Before the pandemic, Nancy Vorkink Machin and Mel La Rue, residents at Cherry Creek Retirement Village in Aurora, Colorado, would sit in the dining hall, sharing stories of overseas travels, wildlife and a passion for conservation. Mel had been a volunteer at the Denver Zoo for years and had visited the wildlife in Africa. Nancy had lived and taught in Africa, been a U.S. Peace Corps volunteer and got an advanced degree in social ecology in Nigeria.
In the early 1970s, Nancy went on a safari to Uganda and wrote about that experience in several books and poems. Today, Nancy is a published author of 12 books that can be found on Amazon and Kindle. She recently heard about two Northern white rhinos living in the wild in Kenya and wanted to do some research on them. The two female rhinos, Najin and Fatu, were on the brink of extinction. Getting her hands on an old iPhone, Nancy opened an Instagram account to follow news from the Ol Pejeta Conservancy about the rhinos. She also saw many tweets from Najin and Fatu’s keepers, as well as breeders in Berlin and rhino owners in the Czech Republic, quoting distinguished naturalists like Jane Goodall and Sir David Attenborough. A call to arms had been issued.

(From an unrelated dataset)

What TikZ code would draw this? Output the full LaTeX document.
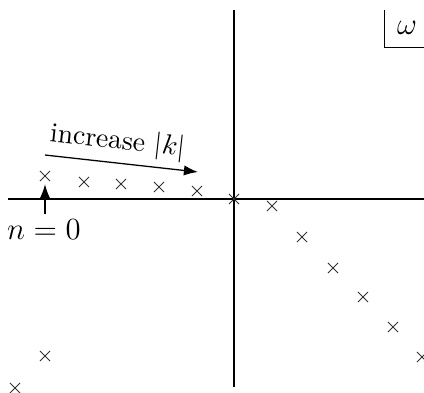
\documentclass[tikz,border=0pt]{standalone}
\usepackage{amsmath,amssymb}
\usetikzlibrary{arrows.meta,shapes.misc}

\begin{document}
\begin{tikzpicture}[x=0.39pt,y=-0.39pt,
    pole/.style={cross out,draw=black!80,minimum size=3.6pt,inner sep=0pt,line width=0.35pt},
    axisline/.style={draw=black,line width=0.55pt},
    plabel/.style={inner sep=1pt},
    parrow/.style={-{Latex[length=5.5pt,width=4pt]},line width=0.5pt}
]
\useasboundingbox (0,0) rectangle (424,392);
% axes
\coordinate (xl) at (8,199);
\coordinate (xr) at (424,199);
\coordinate (yt) at (234,10);
\coordinate (yb) at (234,387);
\draw[axisline] (xl)--(xr);
\draw[axisline] (yt)--(yb);
% omega box
\node[minimum width=15.2pt,minimum height=14.4pt,inner sep=0pt] (wlab) at (404.5,28.5) {};
\node (w) at (407,28) {\large$\omega$};
\draw[line width=0.45pt] (wlab.north west) |- (wlab.south east);
% poles
\node[pole] (p0) at (45,176) {};
\foreach \x/\y [count=\i] in {84/182,121/184,159/187,197/191}
    \node[pole] (p\i) at (\x,\y) {};
\node[pole] (org) at (234,199) {};
\foreach \x/\y [count=\i] in {272/206,302/237,333/268,363/297,393/327,422/357}
    \node[pole] (q\i) at (\x,\y) {};
\node[pole] (s1) at (45,356) {};
\node[pole] (s2) at (15,388) {};
% labels
\coordinate (ka) at (45,155);
\coordinate (kb) at (198,172);
\draw[parrow] (ka)--node[above,sloped,pos=0.46,inner sep=2.5pt,
    font=\fontsize{10.8}{13}\selectfont] {increase $|k|$}(kb);
\node[plabel] (n0) at (44,230) {\large$n=0$};
\coordinate (n0top) at (45,214);
\draw[parrow] (n0top)--([yshift=-1.2pt]p0.south);
\end{tikzpicture}
\end{document}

Soon, bits and pieces of a book emerged from Nancy’s research, evolving from those chats with Mel to midnight writing sessions on her older computer. After COVID-19 resulted in quarantine, Nancy had plenty of time to write. She faced many technical difficulties, but her determination and passion for the subject matter overcame the obstacles.
“What would the world be like without animals?” Nancy said.
Mel began working on a forward for the book after many discussions with Nancy in that dining hall.
After five months, a first copy of the book was printed and arrived to great joy and enthusiasm in the Cherry Creek Retirement Village library. After finally having the book in their hands, Mel and Nancy decided on a new cover. The rewrites were intensive as the story of finding a surrogate to breed the last two Northern white rhinos was fast-moving. There were many new players and countries involved. It became difficult for Nancy to end the book. However, they pushed through and Last Two in the Wild was officially published. Nancy and Mel were both elated to be part of the effort to save a species on the brink of extinction.
Today, the two rhinos, Najin and Fatu, are stars, producing eggs for more embryos in the hope of expanding the Northern white species.
Last Two in the Wild is available in the Kindle store as well as in paperback form on Amazon. Local libraries to Cherry Creek already carry the book and soon book outlets will as well.